The following tips are guides only. Oberon cannot guarantee their success.

Protect Your Cover From Color Fading

Try to avoid leaving your leather cover or accessory in direct sunlight, like the dashboard of your car when it's 150 degrees on the front seat and extracting your legs from the upolstery requires a trip to the burn center, on a towel at the beach under ozone layer free sunlight (no, we don'trecommend sun screen for your cover) or under florescent or bright incandescent lights day after day. The color will fade and once faded there is little to nothing that can be done.

The blue/purple spectrum leather dyes are the most susceptible to fading.

We have a friend with the odd habit of rubbing his turqouise ring against the side of his nose to bring out the luster of the stone. Weird but wise! Small scuffs on your cover can be remedied the same way, though we don't want to discover You Tube videos of fans rubbing their covers against their noses! Here's the tip we recommend. For small scuffs or wear marks, simply rub your thumb or finger along the cleft between your nose and nostril for a bit of oil. With light pressure rub the spot on your cover in a circular motion. The scuff should darken and become less obvious.

Bick 4 Leather Lotion

"Feed" your cover once a year or so by applying a light even coating of 'Bick 4 Leather Lotion', a product we use in our shop every day to condition our covers before they’re shipped. Click Here to purchase this conditioner on our site. It’s also available in most shoe repair shops or online under the name Cadillac Boot & Shoe repair lotion.

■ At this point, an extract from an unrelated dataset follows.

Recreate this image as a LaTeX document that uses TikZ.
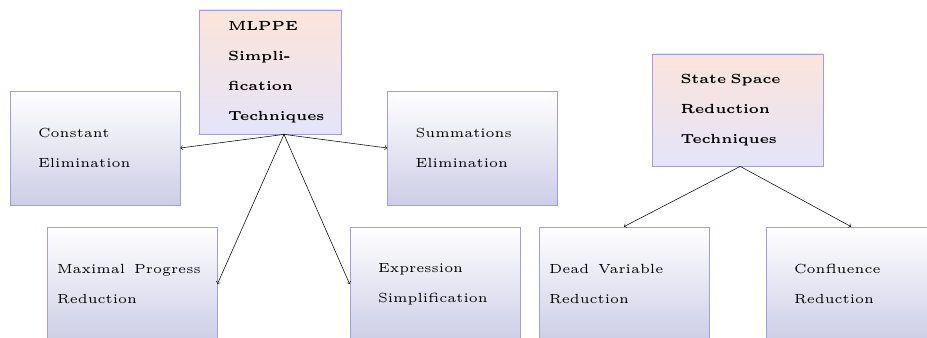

Don’t drench your cover with conditioner. Biannual applications should be plenty. The application of any cream or oil will darken the color of leather slightly. Please! Never use gooey stuff like Mink Oil, Neats Foot Oil or oily dressings. Our golden rule: test a small spot, go slow.

Pen, Peanut Butter, Secret Sauce and Unmentionables

Don't panic! These types of spots can be remedied or partly nullified depending on the severity. First try simply rubbing it with your thumb or fingers. If slight, the natural oils in your hand will help soften or dilute a small mark. If you have a large pen mark or greasy food spots promise us you will never use paint thinner or other spot removing chemicals to remove them. Remember, drastic treatment will only make the problem worse by lightening the leather and making the spot even more obvious.

To tackle that big dollop of peanut butter and jelly, salad dressing, puppy slobber, buttered popcorn fingerprints, sticky sauce or "what's that smell? OMG the baby" you said you'd never let, whoops, drop on your cover, apply a damp cloth immediately to remove the offending substance. Let the wet spot dry.

If it’s a small spot try removing oil residue with the light touch of a clean eraser. Don't go wild or you’ll rub too much of the color, leaving that spot different from the rest. For tough jobs, dampen a soft cotton cloth with plain warm water. Rub the spot, then the whole surface, so that the moisture is consistent. It will look mottled at first but should dry just fine. Apply a light coating of Bick 4 or Cadillac Leather Lotion. To the entire cover. The spot may still show but will be blended and less obvious.